FIG. 5 shows schematically a second embodiment of a fuel injection device 1 according to the present invention. What distinguishes this embodiment from the first embodiment is that a spill valve 27 has been coupled to the high-pressure pump 2 and the injection valve 3 to reduce the compression force of the fuel in response to signals from the control unit 21. The spill valve 27 is arranged in a branch 28, which leads the fuel to the tank 12. The spill valve 27 is controlled by the control unit 21. The spill valve 27 can be used to control the point in time when the pressure-build up of the fuel is to begin and as a safety valve to avoid excessive pressure.

FIG. 6 shows schematically a third embodiment of a fuel injection device 1 according to the present invention. What distinguishes this embodiment from the first embodiment is that the needle control valve and the choke valve have been replaced by a two-way valve 29, which directs fuel in the first and second fuel channels 22, 23. The two-way valve 29 is controlled by the control unit 21. When the fuel is to be injected into the combustion chamber 4, the two-way valve 29 is controlled so that the first fuel channel 22 is connected to the tank 12.

FIG. 7 shows in graph form how the fuel injection device 1 according to the second and third embodiments is controlled. The upper graph shows the movement L of the piston 7 as a function of camshaft angle α, and the lower graph shows the fuel pressure p as a function of the camshaft angle α. At the bottom of the Figure, there is shown a control schedule of how the needle control valve 20 is controlled and above this, there is a control schedule of how the spill valve 27 is controlled. At the camshaft angle α=240°, the displacement of the piston 7 from its first end position 9 is initiated towards the second end position 10. It should be noted that the previously mentioned phase shift is possible in the second and third embodiments as well, i.e. another angle than 240° can be selected for initiation of the piston displacement. When this displacement begins, at time T1, the spill valve 27 is open and the needle control valve 20 is closed. Since the spill valve 27 is open, there will be no fuel pressure built up in the injection device 1.

At time T2, the spill valve 27 is closed, resulting in increase in the fuel pressure in the injection device 1. Time T2 can be varied within a limited interval. The earlier T2 is placed, the greater will be the final pressure. At time T3, the needle control valve 20 is opened, and fuel will be injected into the combustion chamber 4. The fuel injection is cut off by closing the needle control valve 20 at time T4. Times T2 and T3 can be varied, depending on when the injection is to be initiated and for how long period the fuel is to be injected. Between times T4 and T5, energy is returned to the camshaft 8, as was described above. During this energy return, both the spill valve 27 and the needle control valve 20 are closed. It can be suitable to arrange a pressure limiter somewhere in the injection system to reduce effects of leakage, stiffness in the drive means of the injection system, dead volumes and fuel properties, such as viscosity, temperature, compressibility, etc.

Claims

1. Method of controlling fuel injection to a combustion chamber, comprising the steps of: supplying fuel to a pump (2), which comprises a piston (7) reciprocating in a cylinder (6),pressurizing the fuel by applying a force to the piston (7) by means of an actuator (8), so that the piston (7) is moved from a first end position (9) towards a second end position (10), andinjection of fuel, corresponding to a partial volume of the fuel pressurized in the cylinder (6), into the combustion chamber (4),

2. Method according to claim 1, characterized in that the point in time of injection of the fuel into the combustion chamber (4) and the fuel volume injected into the combustion chamber (4) are controlled by means of a needle control valve (20).

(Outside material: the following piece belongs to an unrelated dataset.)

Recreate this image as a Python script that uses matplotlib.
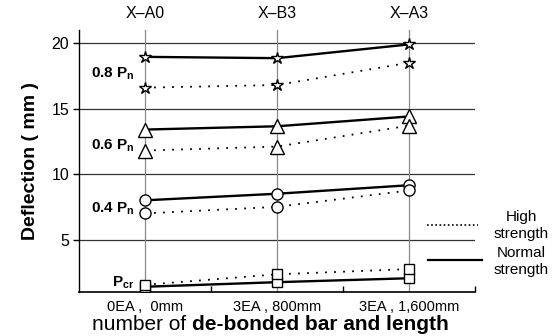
import matplotlib
matplotlib.use("Agg")
import matplotlib.pyplot as plt
from matplotlib.lines import Line2D

plt.rcParams['font.family'] = ['Liberation Sans', 'DejaVu Sans']
plt.rcParams['mathtext.fontset'] = 'custom'
plt.rcParams['mathtext.rm'] = 'Liberation Sans'
plt.rcParams['mathtext.bf'] = 'Liberation Sans:bold'

# specimens and de-bonding configuration
specimens = ["X\u2013A0", "X\u2013B3", "X\u2013A3"]
configs = ["0EA ,  0mm", "3EA , 800mm", "3EA , 1,600mm"]

# deflection (mm) at each load level
load_labels = [r"0.8 P$_\mathbf{n}$", r"0.6 P$_\mathbf{n}$", r"0.4 P$_\mathbf{n}$", r"P$_\mathbf{cr}$"]
label_y = [17.7, 12.2, 7.4, 1.7]
markers = ["*", "^", "o", "s"]
marker_sizes = [9, 10, 8, 7]

normal_strength = [
    [18.95, 18.85, 19.9],
    [13.4, 13.65, 14.4],
    [8.0, 8.5, 9.15],
    [1.4, 1.75, 2.05],
]
high_strength = [
    [16.6, 16.8, 18.5],
    [11.8, 12.1, 13.7],
    [7.0, 7.5, 8.75],
    [1.55, 2.35, 2.75],
]

W, H = 556, 336
fig = plt.figure(figsize=(W / 100, H / 100), dpi=100)
ax = fig.add_axes([79 / W, 44 / H, (475 - 79) / W, (292 - 30) / H])

x = list(range(len(specimens)))
ax.set_xlim(-0.5, 2.5)
ax.set_ylim(1.0, 21.0)

# grid
for yv in [5, 10, 15, 20]:
    ax.axhline(yv, color="#333333", lw=0.9, zorder=1)
for xv in x:
    ax.axvline(xv, color="#888888", lw=0.9, zorder=1)

for i in range(len(load_labels)):
    ax.plot(x, normal_strength[i], color="black", lw=1.7, marker=markers[i],
            ms=marker_sizes[i], mfc="white", mec="black", mew=1.0, zorder=3)
    ax.plot(x, high_strength[i], color="black", lw=1.3, ls=(0, (1, 4)),
            marker=markers[i], ms=marker_sizes[i], mfc="white", mec="black",
            mew=1.0, zorder=3)
    ax.text(-0.08, label_y[i], load_labels[i], ha="right", va="center",
            fontsize=11, fontweight="bold")

for s in ["top", "right"]:
    ax.spines[s].set_visible(False)
ax.spines["left"].set_linewidth(1.0)
ax.spines["bottom"].set_linewidth(1.2)

ax.set_yticks([5, 10, 15, 20])
ax.set_yticklabels(["5", "10", "15", "20"], fontsize=11.5)
ax.tick_params(axis="y", direction="out", length=4, width=1, pad=3)

ax.set_xticks([0.5, 1.5, 2.5], minor=True)
ax.set_xticks(x)
ax.set_xticklabels(configs, fontsize=10.5)
ax.tick_params(axis="x", which="major", length=0, pad=6)
ax.tick_params(axis="x", which="minor", direction="in", length=4, width=1)

# specimen names across the top
for xi, name in zip(x, specimens):
    ax.text(xi, 1.035, name, transform=ax.get_xaxis_transform(),
            ha="center", va="bottom", fontsize=11.5)

ax.set_ylabel("Deflection ( mm )", fontsize=14, fontweight="bold", labelpad=9)

# x-axis title with bold second part
t1 = fig.text(92 / W, 1 - 325 / H, "number of ", fontsize=15, va="center", ha="left")
fig.canvas.draw()
bb = t1.get_window_extent()
fig.text(bb.x1 / W, 1 - 325 / H, "de-bonded bar and length", fontsize=15,
         fontweight="bold", va="center", ha="left")

# legend
fig.add_artist(Line2D([427 / W, 478 / W], [1 - 225 / H, 1 - 225 / H],
                      color="black", lw=1.2, ls=(0, (1, 1.5))))
fig.add_artist(Line2D([428 / W, 482 / W], [1 - 260 / H, 1 - 260 / H],
                      color="black", lw=1.6))
for txt, yy in [("High", 217), ("strength", 234), ("Normal", 253), ("strength", 270)]:
    fig.text(521 / W, 1 - yy / H, txt, fontsize=11, ha="center", va="center")

fig.savefig("out.png", dpi=100)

3. Fuel injection device for carrying out the method according to claim 1, comprising: a pump (2) arranged to pressurize fuel,an injection valve (3) arranged to inject a partial volume of the pressurized fuel into a combustion chamber (4),an injection needle (14) arranged in the injection valve (3), and constructed to cooperate with at least one injection opening (15) arranged in the injection valve (3), said injection needle (14) being provided with first and second fuel pressure-receiving surfaces (17, 18), anda control unit (21) disposed to control the injection of the fuel into the combustion chamber (4),

4. Fuel injection device according to claim 3, characterized by a first fuel channel (22), which connects the pump (2) to the first receiving surface (17) of the injection needle (14), and a second fuel channel (23), which connects the pump (2) to the second pressure-receiving surface (18) of the injection needle (14).

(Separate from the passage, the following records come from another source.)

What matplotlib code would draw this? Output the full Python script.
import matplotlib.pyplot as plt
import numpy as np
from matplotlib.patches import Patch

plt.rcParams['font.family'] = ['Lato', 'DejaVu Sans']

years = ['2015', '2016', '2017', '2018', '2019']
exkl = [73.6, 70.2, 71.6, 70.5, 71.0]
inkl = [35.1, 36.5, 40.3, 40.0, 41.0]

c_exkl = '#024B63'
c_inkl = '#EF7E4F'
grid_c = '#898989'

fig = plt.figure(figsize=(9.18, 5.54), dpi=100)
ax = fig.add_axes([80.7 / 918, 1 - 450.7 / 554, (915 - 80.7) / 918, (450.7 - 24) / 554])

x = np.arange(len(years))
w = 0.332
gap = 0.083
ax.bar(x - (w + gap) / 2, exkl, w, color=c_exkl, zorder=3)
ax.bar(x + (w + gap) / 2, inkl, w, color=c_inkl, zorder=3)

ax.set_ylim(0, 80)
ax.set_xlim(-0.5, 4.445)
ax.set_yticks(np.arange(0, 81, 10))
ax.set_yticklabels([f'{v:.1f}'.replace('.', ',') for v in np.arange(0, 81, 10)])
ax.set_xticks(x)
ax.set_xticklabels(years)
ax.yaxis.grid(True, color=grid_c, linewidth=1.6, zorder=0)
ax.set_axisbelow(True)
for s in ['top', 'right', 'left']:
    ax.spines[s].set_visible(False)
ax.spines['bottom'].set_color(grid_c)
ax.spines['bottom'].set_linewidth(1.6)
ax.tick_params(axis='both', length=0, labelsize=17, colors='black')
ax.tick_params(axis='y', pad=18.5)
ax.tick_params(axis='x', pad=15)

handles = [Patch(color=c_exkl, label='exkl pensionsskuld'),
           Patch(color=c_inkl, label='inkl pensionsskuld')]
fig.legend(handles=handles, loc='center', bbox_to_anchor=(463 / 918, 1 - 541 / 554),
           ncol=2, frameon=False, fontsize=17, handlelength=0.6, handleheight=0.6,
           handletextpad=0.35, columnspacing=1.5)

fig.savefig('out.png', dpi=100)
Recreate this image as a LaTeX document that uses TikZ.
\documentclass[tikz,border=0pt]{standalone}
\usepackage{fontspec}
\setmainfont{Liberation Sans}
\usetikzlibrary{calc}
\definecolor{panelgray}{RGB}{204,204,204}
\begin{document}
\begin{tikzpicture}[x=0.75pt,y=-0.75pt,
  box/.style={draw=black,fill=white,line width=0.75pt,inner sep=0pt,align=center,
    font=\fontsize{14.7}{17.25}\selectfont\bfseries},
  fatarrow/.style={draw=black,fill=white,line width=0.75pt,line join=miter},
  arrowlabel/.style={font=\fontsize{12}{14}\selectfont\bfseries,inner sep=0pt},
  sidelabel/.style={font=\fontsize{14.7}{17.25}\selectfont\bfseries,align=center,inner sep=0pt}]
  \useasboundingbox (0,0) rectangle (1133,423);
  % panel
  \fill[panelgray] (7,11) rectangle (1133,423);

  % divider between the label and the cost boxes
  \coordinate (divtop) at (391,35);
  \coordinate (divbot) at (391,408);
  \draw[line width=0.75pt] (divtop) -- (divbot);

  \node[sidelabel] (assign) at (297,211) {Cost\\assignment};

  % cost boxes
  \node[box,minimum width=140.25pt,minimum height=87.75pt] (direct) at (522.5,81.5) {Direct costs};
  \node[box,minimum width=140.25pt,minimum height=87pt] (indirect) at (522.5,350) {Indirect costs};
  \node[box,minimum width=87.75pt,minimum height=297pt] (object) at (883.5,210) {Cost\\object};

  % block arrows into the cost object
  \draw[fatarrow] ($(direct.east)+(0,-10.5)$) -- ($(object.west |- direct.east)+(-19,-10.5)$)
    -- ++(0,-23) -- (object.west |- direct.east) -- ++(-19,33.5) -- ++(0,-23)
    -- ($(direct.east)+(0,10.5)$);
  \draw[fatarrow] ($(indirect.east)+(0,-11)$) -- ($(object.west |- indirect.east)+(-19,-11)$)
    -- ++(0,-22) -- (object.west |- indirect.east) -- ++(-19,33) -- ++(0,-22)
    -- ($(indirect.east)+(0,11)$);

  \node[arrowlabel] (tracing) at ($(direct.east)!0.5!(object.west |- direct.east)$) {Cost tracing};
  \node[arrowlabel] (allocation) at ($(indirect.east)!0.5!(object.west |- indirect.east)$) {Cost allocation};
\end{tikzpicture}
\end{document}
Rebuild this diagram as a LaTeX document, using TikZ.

5. Fuel injection device according to claim 4, characterized in that the needle control valve (20) is connected to the first fuel channel (22).

6. Fuel injection device according to claim 4, characterized in that a choke valve (24) is arranged in the first fuel channel (22).

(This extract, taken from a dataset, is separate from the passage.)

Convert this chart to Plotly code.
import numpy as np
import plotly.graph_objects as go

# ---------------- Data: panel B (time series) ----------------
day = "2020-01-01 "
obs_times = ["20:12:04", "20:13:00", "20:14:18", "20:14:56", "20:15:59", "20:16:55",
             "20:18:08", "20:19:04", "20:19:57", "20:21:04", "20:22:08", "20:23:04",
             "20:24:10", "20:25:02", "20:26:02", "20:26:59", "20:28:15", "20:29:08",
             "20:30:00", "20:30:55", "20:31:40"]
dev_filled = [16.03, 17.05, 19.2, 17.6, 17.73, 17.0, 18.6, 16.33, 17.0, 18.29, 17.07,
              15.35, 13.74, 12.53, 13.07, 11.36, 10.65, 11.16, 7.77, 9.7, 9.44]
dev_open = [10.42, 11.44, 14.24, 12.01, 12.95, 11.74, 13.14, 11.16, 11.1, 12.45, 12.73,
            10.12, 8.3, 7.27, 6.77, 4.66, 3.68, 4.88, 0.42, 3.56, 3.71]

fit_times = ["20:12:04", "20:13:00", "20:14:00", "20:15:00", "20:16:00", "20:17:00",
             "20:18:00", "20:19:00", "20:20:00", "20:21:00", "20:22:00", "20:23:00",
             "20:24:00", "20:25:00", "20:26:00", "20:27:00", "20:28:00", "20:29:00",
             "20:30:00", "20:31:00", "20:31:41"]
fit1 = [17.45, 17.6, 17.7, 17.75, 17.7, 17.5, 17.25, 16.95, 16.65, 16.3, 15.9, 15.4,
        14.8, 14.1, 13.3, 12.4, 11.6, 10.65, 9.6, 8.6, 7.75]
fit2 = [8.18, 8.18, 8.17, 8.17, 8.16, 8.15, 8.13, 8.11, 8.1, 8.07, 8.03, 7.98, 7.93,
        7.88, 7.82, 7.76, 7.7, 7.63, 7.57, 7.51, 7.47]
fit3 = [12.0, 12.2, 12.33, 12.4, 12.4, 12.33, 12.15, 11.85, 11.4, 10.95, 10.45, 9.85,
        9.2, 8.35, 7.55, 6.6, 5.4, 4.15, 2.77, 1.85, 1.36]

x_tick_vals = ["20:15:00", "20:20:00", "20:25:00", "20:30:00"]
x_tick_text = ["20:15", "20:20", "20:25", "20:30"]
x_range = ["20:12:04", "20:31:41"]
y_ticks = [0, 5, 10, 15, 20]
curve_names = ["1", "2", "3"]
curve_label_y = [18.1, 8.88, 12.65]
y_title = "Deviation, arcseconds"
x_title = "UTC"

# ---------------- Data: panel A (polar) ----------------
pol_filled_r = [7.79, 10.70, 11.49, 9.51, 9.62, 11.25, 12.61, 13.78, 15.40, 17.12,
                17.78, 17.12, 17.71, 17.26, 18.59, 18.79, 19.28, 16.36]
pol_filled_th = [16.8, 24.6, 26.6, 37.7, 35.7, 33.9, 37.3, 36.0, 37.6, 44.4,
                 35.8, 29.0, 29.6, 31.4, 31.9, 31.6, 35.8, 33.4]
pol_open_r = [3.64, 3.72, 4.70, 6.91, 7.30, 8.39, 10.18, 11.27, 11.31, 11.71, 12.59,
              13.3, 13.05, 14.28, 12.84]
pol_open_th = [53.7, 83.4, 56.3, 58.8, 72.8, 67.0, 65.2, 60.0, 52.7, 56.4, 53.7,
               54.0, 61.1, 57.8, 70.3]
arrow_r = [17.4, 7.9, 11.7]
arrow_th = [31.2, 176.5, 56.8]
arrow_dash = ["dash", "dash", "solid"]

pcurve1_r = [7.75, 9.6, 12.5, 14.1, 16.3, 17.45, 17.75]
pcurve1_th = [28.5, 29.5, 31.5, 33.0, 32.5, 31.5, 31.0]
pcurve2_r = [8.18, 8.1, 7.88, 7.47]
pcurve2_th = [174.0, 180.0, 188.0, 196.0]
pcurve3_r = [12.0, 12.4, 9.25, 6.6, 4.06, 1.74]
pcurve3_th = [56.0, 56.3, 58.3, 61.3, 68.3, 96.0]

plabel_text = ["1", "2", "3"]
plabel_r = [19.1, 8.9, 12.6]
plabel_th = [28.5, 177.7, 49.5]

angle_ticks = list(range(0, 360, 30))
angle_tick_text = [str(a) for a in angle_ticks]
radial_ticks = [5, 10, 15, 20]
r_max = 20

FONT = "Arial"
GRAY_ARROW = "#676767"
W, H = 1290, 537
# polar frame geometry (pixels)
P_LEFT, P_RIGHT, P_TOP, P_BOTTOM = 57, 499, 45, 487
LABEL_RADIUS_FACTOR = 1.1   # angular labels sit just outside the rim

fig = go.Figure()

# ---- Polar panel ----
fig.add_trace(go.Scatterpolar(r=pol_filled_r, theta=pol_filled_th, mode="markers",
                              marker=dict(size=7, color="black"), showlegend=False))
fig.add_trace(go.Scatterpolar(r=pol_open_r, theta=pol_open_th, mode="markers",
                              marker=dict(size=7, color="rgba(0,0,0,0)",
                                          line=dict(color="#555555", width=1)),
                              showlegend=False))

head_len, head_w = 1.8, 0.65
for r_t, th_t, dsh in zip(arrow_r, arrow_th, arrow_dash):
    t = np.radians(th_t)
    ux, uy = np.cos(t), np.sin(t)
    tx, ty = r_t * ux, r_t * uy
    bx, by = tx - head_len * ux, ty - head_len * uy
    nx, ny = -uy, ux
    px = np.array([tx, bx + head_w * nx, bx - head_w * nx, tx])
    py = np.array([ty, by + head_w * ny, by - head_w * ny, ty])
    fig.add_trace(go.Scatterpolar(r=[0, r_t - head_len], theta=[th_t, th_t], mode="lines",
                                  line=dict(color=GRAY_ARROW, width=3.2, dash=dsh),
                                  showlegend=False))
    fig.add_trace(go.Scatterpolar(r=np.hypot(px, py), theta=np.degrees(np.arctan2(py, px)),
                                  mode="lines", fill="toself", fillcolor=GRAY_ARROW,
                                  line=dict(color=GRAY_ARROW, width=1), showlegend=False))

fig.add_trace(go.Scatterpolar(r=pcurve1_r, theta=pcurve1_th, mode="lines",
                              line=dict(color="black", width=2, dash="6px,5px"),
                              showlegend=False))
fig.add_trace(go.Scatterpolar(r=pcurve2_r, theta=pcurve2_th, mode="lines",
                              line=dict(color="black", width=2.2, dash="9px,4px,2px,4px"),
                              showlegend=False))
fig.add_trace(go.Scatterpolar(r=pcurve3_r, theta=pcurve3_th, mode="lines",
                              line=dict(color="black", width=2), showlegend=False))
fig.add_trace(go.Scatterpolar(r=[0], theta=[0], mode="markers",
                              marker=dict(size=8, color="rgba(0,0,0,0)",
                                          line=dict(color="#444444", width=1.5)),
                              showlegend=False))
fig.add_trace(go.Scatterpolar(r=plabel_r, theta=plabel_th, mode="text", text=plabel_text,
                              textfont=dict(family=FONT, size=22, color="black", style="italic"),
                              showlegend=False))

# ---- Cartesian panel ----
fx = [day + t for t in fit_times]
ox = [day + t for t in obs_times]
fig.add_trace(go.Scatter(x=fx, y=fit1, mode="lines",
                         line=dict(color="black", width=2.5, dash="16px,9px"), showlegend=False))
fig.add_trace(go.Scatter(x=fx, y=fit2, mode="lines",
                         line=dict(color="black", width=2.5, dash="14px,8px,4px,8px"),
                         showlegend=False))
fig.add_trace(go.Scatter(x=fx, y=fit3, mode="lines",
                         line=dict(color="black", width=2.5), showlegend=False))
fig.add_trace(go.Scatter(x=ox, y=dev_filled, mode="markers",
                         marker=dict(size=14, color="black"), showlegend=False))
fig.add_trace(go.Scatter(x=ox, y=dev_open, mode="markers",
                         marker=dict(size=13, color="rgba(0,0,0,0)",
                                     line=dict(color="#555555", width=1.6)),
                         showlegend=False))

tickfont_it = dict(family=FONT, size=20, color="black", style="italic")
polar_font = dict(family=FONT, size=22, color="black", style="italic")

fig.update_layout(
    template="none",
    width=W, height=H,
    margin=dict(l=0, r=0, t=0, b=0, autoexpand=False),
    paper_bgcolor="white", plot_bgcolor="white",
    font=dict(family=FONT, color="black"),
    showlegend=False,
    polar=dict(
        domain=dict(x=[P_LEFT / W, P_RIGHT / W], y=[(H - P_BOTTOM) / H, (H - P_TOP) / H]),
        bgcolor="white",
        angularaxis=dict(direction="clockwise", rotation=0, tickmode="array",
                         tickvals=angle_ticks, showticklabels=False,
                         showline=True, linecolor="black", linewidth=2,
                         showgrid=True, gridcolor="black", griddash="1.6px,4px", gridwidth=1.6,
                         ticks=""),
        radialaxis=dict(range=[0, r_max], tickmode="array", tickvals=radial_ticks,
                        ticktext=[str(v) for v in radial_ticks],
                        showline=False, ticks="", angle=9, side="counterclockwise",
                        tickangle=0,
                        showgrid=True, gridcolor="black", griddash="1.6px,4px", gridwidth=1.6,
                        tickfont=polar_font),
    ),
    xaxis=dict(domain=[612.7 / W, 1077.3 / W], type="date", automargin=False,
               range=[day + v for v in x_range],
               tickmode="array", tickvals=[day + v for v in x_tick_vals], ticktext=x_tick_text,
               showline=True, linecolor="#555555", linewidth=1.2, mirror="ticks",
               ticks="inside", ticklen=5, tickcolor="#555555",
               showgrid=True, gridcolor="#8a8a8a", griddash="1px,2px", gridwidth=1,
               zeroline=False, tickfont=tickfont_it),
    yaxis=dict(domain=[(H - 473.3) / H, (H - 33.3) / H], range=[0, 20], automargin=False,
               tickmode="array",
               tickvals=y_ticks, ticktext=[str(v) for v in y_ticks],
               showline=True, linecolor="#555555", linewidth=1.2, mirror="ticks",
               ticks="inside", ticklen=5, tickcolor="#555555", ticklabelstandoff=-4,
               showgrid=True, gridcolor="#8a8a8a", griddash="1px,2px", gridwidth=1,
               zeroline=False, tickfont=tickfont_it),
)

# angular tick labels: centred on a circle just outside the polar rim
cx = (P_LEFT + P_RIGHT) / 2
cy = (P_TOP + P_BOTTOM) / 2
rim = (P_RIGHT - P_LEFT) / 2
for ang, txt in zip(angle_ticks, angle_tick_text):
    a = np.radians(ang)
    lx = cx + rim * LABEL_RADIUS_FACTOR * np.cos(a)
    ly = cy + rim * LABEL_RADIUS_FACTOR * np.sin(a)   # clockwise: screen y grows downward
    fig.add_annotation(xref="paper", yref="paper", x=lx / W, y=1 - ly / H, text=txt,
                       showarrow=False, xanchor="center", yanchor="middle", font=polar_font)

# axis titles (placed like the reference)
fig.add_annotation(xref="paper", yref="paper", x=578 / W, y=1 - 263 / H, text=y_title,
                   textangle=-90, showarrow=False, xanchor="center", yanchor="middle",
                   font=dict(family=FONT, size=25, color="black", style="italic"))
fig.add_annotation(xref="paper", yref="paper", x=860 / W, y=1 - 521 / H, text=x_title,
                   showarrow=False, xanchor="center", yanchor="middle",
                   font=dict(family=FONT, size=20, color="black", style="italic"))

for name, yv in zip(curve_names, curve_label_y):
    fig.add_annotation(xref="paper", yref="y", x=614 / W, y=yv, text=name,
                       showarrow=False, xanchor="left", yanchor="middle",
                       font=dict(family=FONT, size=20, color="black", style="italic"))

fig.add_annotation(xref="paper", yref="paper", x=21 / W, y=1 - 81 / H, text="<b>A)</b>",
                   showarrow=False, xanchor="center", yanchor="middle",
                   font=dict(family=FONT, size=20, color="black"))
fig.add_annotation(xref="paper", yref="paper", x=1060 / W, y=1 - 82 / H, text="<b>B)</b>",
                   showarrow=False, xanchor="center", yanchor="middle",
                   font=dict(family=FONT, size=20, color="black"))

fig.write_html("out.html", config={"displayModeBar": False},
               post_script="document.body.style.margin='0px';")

7. Fuel injection device according to claim 6, characterized in that the flow-through area of the choke valve (24) can be regulated and that the control unit (21) is disposed to control the flow-through area of the choke valve (24).

8. Fuel injection device according to claim 4, characterized in that the needle control valve (20) is constructed as a two-way valve (29) and is joined to the first and second fuel channels (22, 23), so that when the two-way valve (29) is set in a first position, the pump (2) is connected to the first and second pressure-receiving surface (17, 18) of the injection needle (14), and when the two-way valve (29) is set in a second position, the pump (2) only communicates with the second pressure-receiving surface (18) of the injection needle (14).

9. Fuel injection device according to claim 3, characterized in that a spill valve (27) is coupled to the pump (2) and to the injection valve (3) to reduce the maximum pressure of the fuel in response to signals from the control unit (21).

10. Fuel injection device according to claim 3, characterized in that a pressure sensor (25) is coupled to the pump (2) and to the injection valve (3), said pressure sensor (25) being arranged to send signals to the control unit (21) concerning the fuel pressure.

11. Fuel injection device according to claim 3, characterized in that the pump (2) comprises a piston (7) reciprocating in a cylinder (6), said piston being acted on by an actuator (8) in the form of a rotating camshaft.

12. Fuel injection device according to claim 5, characterized in that a choke valve (24) is arranged in the first fuel channel (22).

13. Fuel injection device according to claim 4, characterized in that a spill valve (27) is coupled to the pump (2) and to the injection valve (3) to reduce the maximum pressure of the fuel in response to signals from the control unit (21).